From the very first line of the data to the line containing "const angle = d3.scaleBand().domain(categories).range([Math.PI", retype everything exactly, leaving the pictures behind.

— BEGIN —

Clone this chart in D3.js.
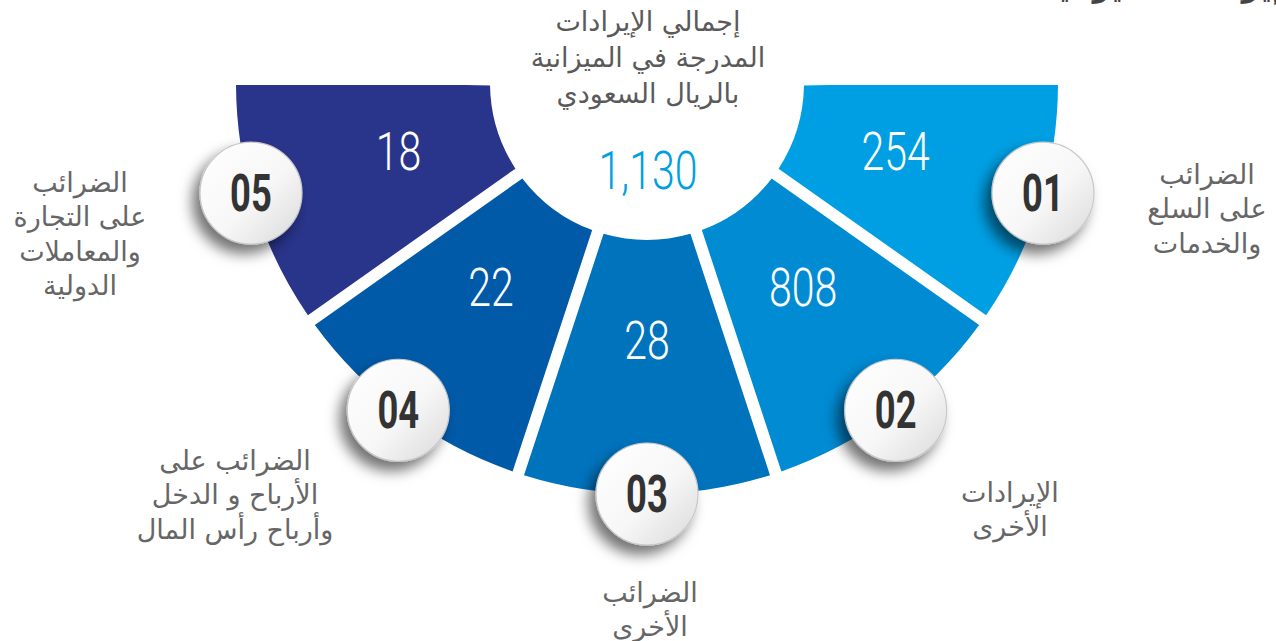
<!DOCTYPE html>
<html><head><meta charset="utf-8">
<script src="https://cdn.jsdelivr.net/npm/d3@7"></script>
<style>html,body{margin:0;padding:0;background:#fff;}svg{display:block;}</style>
</head><body>
<svg id="chart" width="1276" height="641"></svg>
<script>
const categories = ["01", "02", "03", "04", "05"];
const values = [254, 808, 28, 22, 18];
const labels = [
  ["الضرائب", "على السلع", "والخدمات"],
  ["الإيرادات", "الأخرى"],
  ["الضرائب", "الأخرى"],
  ["الضرائب على", "الأرباح و الدخل", "وأرباح رأس المال"],
  ["الضرائب", "على التجارة", "والمعاملات", "الدولية"]
];
const colors = ["#009fe3", "#008bd3", "#0073bd", "#005aa8", "#29348b"];
const totalLabel = ["إجمالي الإيرادات", "المدرجة في الميزانية", "بالريال السعودي"];
const totalValue = 1130;
const pageTitle = "إيرادات الميزانية";

const svg = d3.select("#chart");
const cx = 647, cy = 83, rIn = 157, rOut = 411;
const fmt = d3.format(",");
const delta = 0.022;
const angle = d3.scaleBand().domain(categories).range([Math.PI / 2 - delta, 3 * Math.PI / 2 + delta]).paddingInner(0).paddingOuter(0);

const defs = svg.append("defs");
const f = defs.append("filter").attr("id", "shadow").attr("x", "-60%").attr("y", "-60%").attr("width", "220%").attr("height", "220%");
f.append("feDropShadow").attr("dx", -7).attr("dy", 9).attr("stdDeviation", 7)
  .attr("flood-color", "#000").attr("flood-opacity", 0.55);
const g = defs.append("linearGradient").attr("id", "btnGrad")
  .attr("x1", "0").attr("y1", "0").attr("x2", "1").attr("y2", "1");
g.append("stop").attr("offset", "0%").attr("stop-color", "#ffffff");
g.append("stop").attr("offset", "55%").attr("stop-color", "#f7f7f7");
g.append("stop").attr("offset", "100%").attr("stop-color", "#d9d9d9");
defs.append("clipPath").attr("id", "clipTopLocal").append("rect")
  .attr("x", -700).attr("y", 85 - cy).attr("width", 1400).attr("height", 700);

const arc = d3.arc().innerRadius(rIn).outerRadius(rOut).padAngle(0.12).padRadius(100);

const root = svg.append("g").attr("transform", `translate(${cx},${cy})`);

const segG = root.append("g").attr("clip-path", "url(#clipTopLocal)");
segG.selectAll("path").data(categories).join("path")
  .attr("d", (c) => arc({ startAngle: angle(c), endAngle: angle(c) + angle.bandwidth() }))
  .attr("fill", (c, i) => colors[i]);

// angle placement for labels/buttons (slightly spread from mid angle)
function placeAngle(c) {
  const mid = angle(c) + angle.bandwidth() / 2;
  return Math.PI + (mid - Math.PI) * 1.02;
}
function pos(c, r) {
  const a = placeAngle(c);
  return [r * Math.sin(a), -r * Math.cos(a)];
}

// values in segments
root.selectAll("text.val").data(categories).join("text")
  .attr("class", "val")
  .attr("transform", (c) => { const p = pos(c, 258); return `translate(${p[0]},${p[1]}) scale(0.76,1)`; })
  .attr("text-anchor", "middle").attr("dominant-baseline", "central")
  .attr("font-family", "Roboto, 'DejaVu Sans', sans-serif").attr("font-weight", 300)
  .attr("font-size", 54).attr("fill", "#fff")
  .text((c, i) => fmt(values[i]));

// number buttons
const btn = root.selectAll("g.btn").data(categories).join("g")
  .attr("class", "btn")
  .attr("transform", (c) => { const p = pos(c, 411); return `translate(${p[0]},${p[1]})`; });
btn.append("circle").attr("r", 51).attr("fill", "url(#btnGrad)")
  .attr("stroke", "#c8c8c8").attr("stroke-width", 1.2).attr("filter", "url(#shadow)");
btn.append("text").attr("transform", "scale(0.7,1)")
  .attr("text-anchor", "middle").attr("dominant-baseline", "central")
  .attr("font-family", "Roboto, 'DejaVu Sans', sans-serif").attr("font-weight", 700)
  .attr("font-size", 52).attr("fill", "#333").text((c) => c);

// center total
const arabicFont = "'DejaVu Sans', 'Noto Sans', sans-serif";
svg.append("g").selectAll("text").data(totalLabel).join("text")
  .attr("x", 648).attr("y", (d, i) => 21 + i * 36)
  .attr("text-anchor", "middle").attr("dominant-baseline", "central")
  .attr("font-family", arabicFont).attr("font-size", 27).attr("fill", "#5a5a5a")
  .text((d) => d);
svg.append("text")
  .attr("transform", "translate(648,171) scale(0.76,1)")
  .attr("text-anchor", "middle").attr("dominant-baseline", "central")
  .attr("font-family", "Roboto, 'DejaVu Sans', sans-serif").attr("font-weight", 300)
  .attr("font-size", 54).attr("fill", "#009fe3").text(fmt(totalValue));

// outer labels
const labelPos = [[1207, 174], [1010, 492], [650, 592], [235, 460], [80, 182]];
const lg = svg.append("g");
categories.forEach((c, i) => {
  lg.append("g").selectAll("text").data(labels[i]).join("text")
    .attr("x", labelPos[i][0]).attr("y", (d, j) => labelPos[i][1] + j * 34.5)
    .attr("text-anchor", "middle").attr("dominant-baseline", "central")
    .attr("font-family", arabicFont).attr("font-size", 27).attr("fill", "#666")
    .text((d) => d);
});

// cut-off page title at the top right (only its lowest part is inside the picture)
svg.append("text").attr("x", 1282).attr("y", -3)
  .attr("text-anchor", "end")
  .attr("font-family", arabicFont).attr("font-weight", 700)
  .attr("font-size", 30).attr("fill", "#444").text(pageTitle);
</script>
</body></html>
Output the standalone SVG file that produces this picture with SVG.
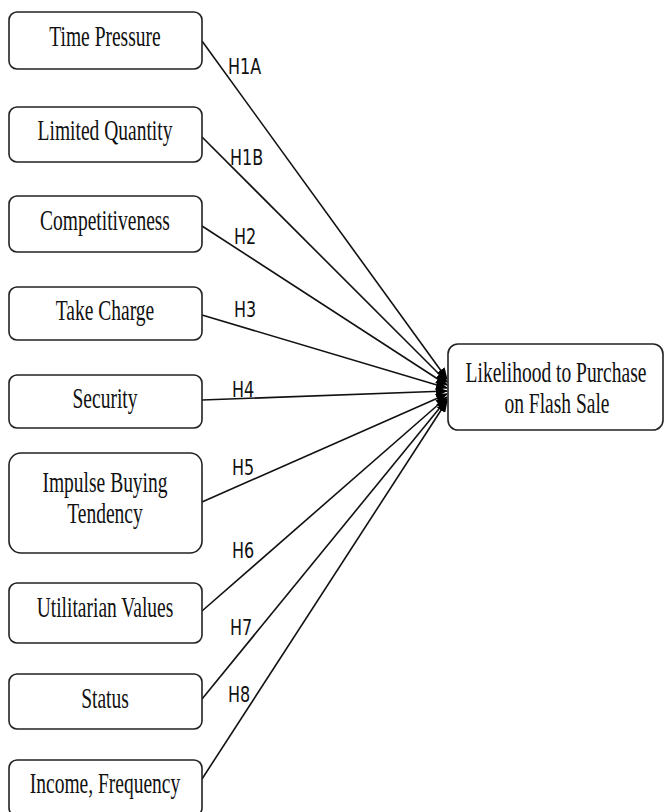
<svg xmlns="http://www.w3.org/2000/svg" width="665" height="812" viewBox="0 0 665 812">
<style>
.box{fill:#fff;stroke:#222;stroke-width:1.6}
.nt{font-family:"Liberation Serif","Times New Roman",serif;font-size:19.5px;fill:#111;text-anchor:middle}
.lb{font-family:"DejaVu Sans",Verdana,sans-serif;font-size:16px;fill:#111}
.ln{stroke:#111;stroke-width:1.6;fill:none;marker-end:url(#ah)}
</style>
<defs>
<marker id="ah" markerWidth="12" markerHeight="10" refX="11" refY="5" orient="auto" markerUnits="userSpaceOnUse">
<path d="M0,0 L12,5 L0,10 Z" fill="#000"/>
</marker>
</defs>
<rect width="665" height="812" fill="#fff"/>
<g id="connectors">
<line class="ln" x1="202" y1="41" x2="447" y2="379"/>
<line class="ln" x1="202" y1="137" x2="447" y2="382"/>
<line class="ln" x1="202" y1="226" x2="447" y2="385"/>
<line class="ln" x1="202" y1="315" x2="447" y2="388"/>
<line class="ln" x1="202" y1="400" x2="447" y2="391"/>
<line class="ln" x1="202" y1="502" x2="447" y2="394"/>
<line class="ln" x1="202" y1="611" x2="447" y2="397"/>
<line class="ln" x1="202" y1="699" x2="447" y2="399"/>
<line class="ln" x1="202" y1="779" x2="447" y2="401"/>
<text class="lb" transform="translate(228,74) scale(1,1.28)">H1A</text>
<text class="lb" transform="translate(230,165) scale(1,1.28)">H1B</text>
<text class="lb" transform="translate(234,244) scale(1,1.28)">H2</text>
<text class="lb" transform="translate(234,317) scale(1,1.28)">H3</text>
<text class="lb" transform="translate(232,397) scale(1,1.28)">H4</text>
<text class="lb" transform="translate(232,475) scale(1,1.28)">H5</text>
<text class="lb" transform="translate(232,558) scale(1,1.28)">H6</text>
<text class="lb" transform="translate(230,635) scale(1,1.28)">H7</text>
<text class="lb" transform="translate(228,702) scale(1,1.28)">H8</text>
</g>
<g id="time-pressure"><rect class="box" x="9" y="12" width="193" height="57" rx="8"/><text class="nt" transform="translate(105,46) scale(1,1.47)">Time Pressure</text></g>
<g id="limited-quantity"><rect class="box" x="9" y="107" width="193" height="55" rx="8"/><text class="nt" transform="translate(105,140) scale(1,1.47)">Limited Quantity</text></g>
<g id="competitiveness"><rect class="box" x="9" y="196" width="193" height="56" rx="8"/><text class="nt" transform="translate(105,230) scale(1,1.47)">Competitiveness</text></g>
<g id="take-charge"><rect class="box" x="9" y="287" width="193" height="53" rx="8"/><text class="nt" transform="translate(105,320) scale(1,1.47)">Take Charge</text></g>
<g id="security"><rect class="box" x="9" y="375" width="193" height="53" rx="8"/><text class="nt" transform="translate(105,408) scale(1,1.47)">Security</text></g>
<g id="impulse-buying"><rect class="box" x="9" y="453" width="193" height="100" rx="12"/><text class="nt" transform="translate(105,492) scale(1,1.47)">Impulse Buying</text><text class="nt" transform="translate(105,523) scale(1,1.47)">Tendency</text></g>
<g id="utilitarian-values"><rect class="box" x="9" y="583" width="193" height="60" rx="8"/><text class="nt" transform="translate(105,617) scale(1,1.47)">Utilitarian Values</text></g>
<g id="status"><rect class="box" x="9" y="674" width="193" height="55" rx="8"/><text class="nt" transform="translate(105,708) scale(1,1.47)">Status</text></g>
<g id="income-frequency"><rect class="box" x="9" y="760" width="193" height="56" rx="8"/><text class="nt" transform="translate(105,793) scale(1,1.47)">Income, Frequency</text></g>
<g id="likelihood"><rect class="box" x="448" y="344" width="215" height="86" rx="10"/><text class="nt" transform="translate(556,382) scale(1,1.47)">Likelihood to Purchase</text><text class="nt" transform="translate(557,413) scale(1,1.47)">on Flash Sale</text></g>
</svg>
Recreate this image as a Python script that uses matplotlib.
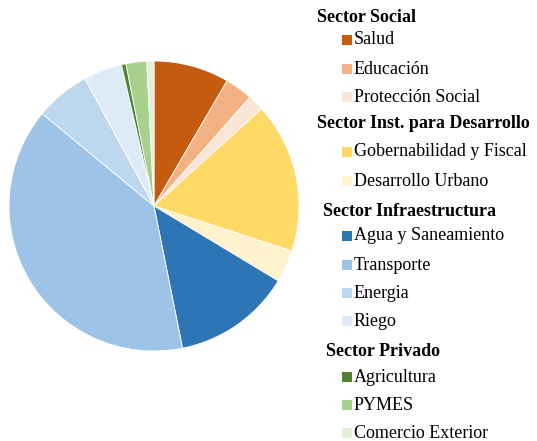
import matplotlib
matplotlib.use("Agg")
import matplotlib.pyplot as plt
from matplotlib.patches import Rectangle

# sector groups and their subsectors (shares in %)
groups = ["Sector Social", "Sector Inst. para Desarrollo", "Sector Infraestructura", "Sector Privado"]
labels = [
    ["Salud", "Educación", "Protección Social"],
    ["Gobernabilidad y Fiscal", "Desarrollo Urbano"],
    ["Agua y Saneamiento", "Transporte", "Energia", "Riego"],
    ["Agricultura", "PYMES", "Comercio Exterior"],
]
values = [
    [8.4, 3.1, 1.8],
    [16.7, 3.6],
    [13.2, 39.1, 6.1, 4.3],
    [0.5, 2.3, 0.8],
]
colors = [
    ["#C55A11", "#F4B183", "#FBE5D6"],
    ["#FFD966", "#FFF2CC"],
    ["#2E75B6", "#9DC3E6", "#BDD7EE", "#DEEBF7"],
    ["#548235", "#A9D18E", "#E2F0D9"],
]

plt.rcParams['font.family'] = ['Liberation Serif', 'DejaVu Serif']

W, H = 537, 441
fig = plt.figure(figsize=(W / 100, H / 100), dpi=100)

# pie axes: center (154, 206) px, radius ~145 px
cx, cy, r = 154, 206, 145
ax = fig.add_axes([(cx - r) / W, 1 - (cy + r) / H, 2 * r / W, 2 * r / H])
vals = [v for g in values for v in g]
cols = [c for g in colors for c in g]
ax.pie(vals, colors=cols, startangle=90, counterclock=False,
       wedgeprops=dict(edgecolor="white", linewidth=0.6))
ax.set_xlim(-1, 1)
ax.set_ylim(-1, 1)
ax.set_aspect("equal")

# legend drawn by hand (group headers + items)
head_x = [317, 317, 323, 326]
head_y = [18, 124, 211, 352]
item_y = [[40, 69, 97], [152, 181], [236, 265, 293, 321], [377, 405, 433]]
for g, name in enumerate(groups):
    fig.text(head_x[g] / W, 1 - head_y[g] / H, name, fontsize=13, fontweight="bold",
             va="center", ha="left")
    for lab, col, y in zip(labels[g], colors[g], item_y[g]):
        fig.patches.append(Rectangle((342 / W, 1 - (y + 5) / H), 10 / W, 10 / H,
                                     transform=fig.transFigure, facecolor=col,
                                     edgecolor="none"))
        fig.text(354 / W, 1 - y / H, lab, fontsize=13, va="center", ha="left")

fig.savefig("out.png", dpi=100)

— END —

◆ **OUTPUT OF THE EXERCISE**:
Clone this chart in D3.js.
<!DOCTYPE html>
<html><head><meta charset="utf-8">
<script src="https://cdn.jsdelivr.net/npm/d3@7"></script>
<style>html,body{margin:0;padding:0;background:#fff;}svg{display:block;}</style>
</head><body>
<svg id="chart" width="1276" height="641"></svg>
<script>
const categories = ["01", "02", "03", "04", "05"];
const values = [254, 808, 28, 22, 18];
const labels = [
  ["الضرائب", "على السلع", "والخدمات"],
  ["الإيرادات", "الأخرى"],
  ["الضرائب", "الأخرى"],
  ["الضرائب على", "الأرباح و الدخل", "وأرباح رأس المال"],
  ["الضرائب", "على التجارة", "والمعاملات", "الدولية"]
];
const colors = ["#009fe3", "#008bd3", "#0073bd", "#005aa8", "#29348b"];
const totalLabel = ["إجمالي الإيرادات", "المدرجة في الميزانية", "بالريال السعودي"];
const totalValue = 1130;
const pageTitle = "إيرادات الميزانية";

const svg = d3.select("#chart");
const cx = 647, cy = 83, rIn = 157, rOut = 411;
const fmt = d3.format(",");
const delta = 0.022;
const angle = d3.scaleBand().domain(categories).range([Math.PI / 2 - delta, 3 * Math.PI / 2 + delta]).paddingInner(0).paddingOuter(0);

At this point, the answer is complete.